Find the correct quadrant:

#tan x > 0# occurs in the 1st and 3rd quadrants. Since the #csc# is negative, this would require the angle #x# to be in the 3rd quadrant, since all of the trigonometric functions are positive in the 1st quadrant.

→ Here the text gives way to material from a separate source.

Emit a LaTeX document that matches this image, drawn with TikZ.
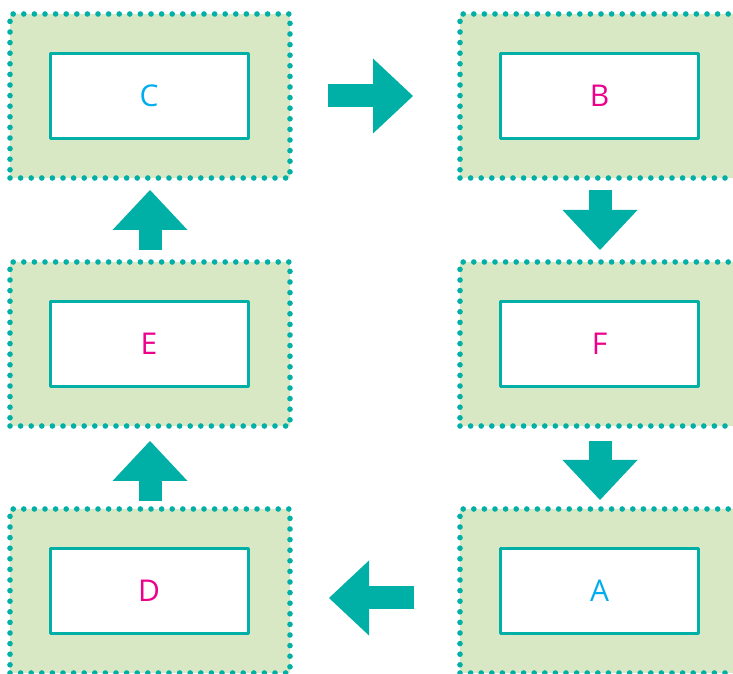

Since #csc x = -7/6 = 1/(sin x) = (hyp)/(opp)#

This means the hypotenuse #h = 7# and the opposite side #y = -6#

Use Pythagorean Theorem to find the other side of the triangle:

#6^2 + a^2 = 7^2; " "a = sqrt(49 - 36) = sqrt(13)" "# adjacent

In the 3rd quadrant, this value would be negative: #adj = -sqrt(13)#

From these values, we can find all of the other trigonometric functions:

#sin x = 1/(csc x) = -6/7#

#cos x = (adj)/(hyp) = -sqrt(13)/7#

#tan x = (opp)/(adj) = (-6)/(-sqrt(13)) = 6/(sqrt(13)) * (sqrt(13))/(sqrt(13)) = (6 sqrt(13))/13#

#sec x = 1/(cos x) = 7/(-sqrt(13)) = -(7 sqrt(13))/13#

#cot x = 1/(tan x) = (-sqrt(13))/-6 = sqrt(13)/6#

Jun 13, 2018

Use the Pythagorean formula to find the ratio for the third side of a triangle and build out your results (shown below):

Explanation:

Understanding that cosecant (csc) is equal to the inverse of cosine, and we know that #cos="adjacent"/"hypotenuse"#, we can figure out the length of the third side of the triangle, and calculate the other terms:

#a^2+b^2=c^2#

#(6)^2+b^2=(7)^2#

#b=sqrt(7^2-6^2)#

#b=sqrt(49-36)#

#b=+-sqrt(13)#

I put the #+-# in because the square root of a number can be either positive or negative, and we don't know which term in the csc solution is the negative value.

We do know that #tan(x)>0# which means that either the hypotenuse is negative and both legs are positive, or that the hypotenuse is positive and both legs are negative.

The first option is impossible, since both legs being in the first quadrant would give a positive tangent and the co-secant would also be positive.

This leaves us with the latter, meaning that the legs of the triangle are in the #color(red)("3rd")# quadrant of the Cartesian unit circle.

Based on the above, we now know:

#"Adjacent"=-6#
#"Opposite"=-sqrt(13)#
#"Hypotenuse"=7#

Now, we assemble our trig values:

#sin="opp"/"hyp"=-sqrt(13)/7#
#cos="adj"/"hyp"=-6/7#
#tan="opp"/"adj"=sqrt(13)/6#
#sec="hyp"/"adj"=-7/sqrt(13)#
#csc="hyp"/"adj"=-7/6#
#cot="hyp"/"adj"=6/sqrt(13)#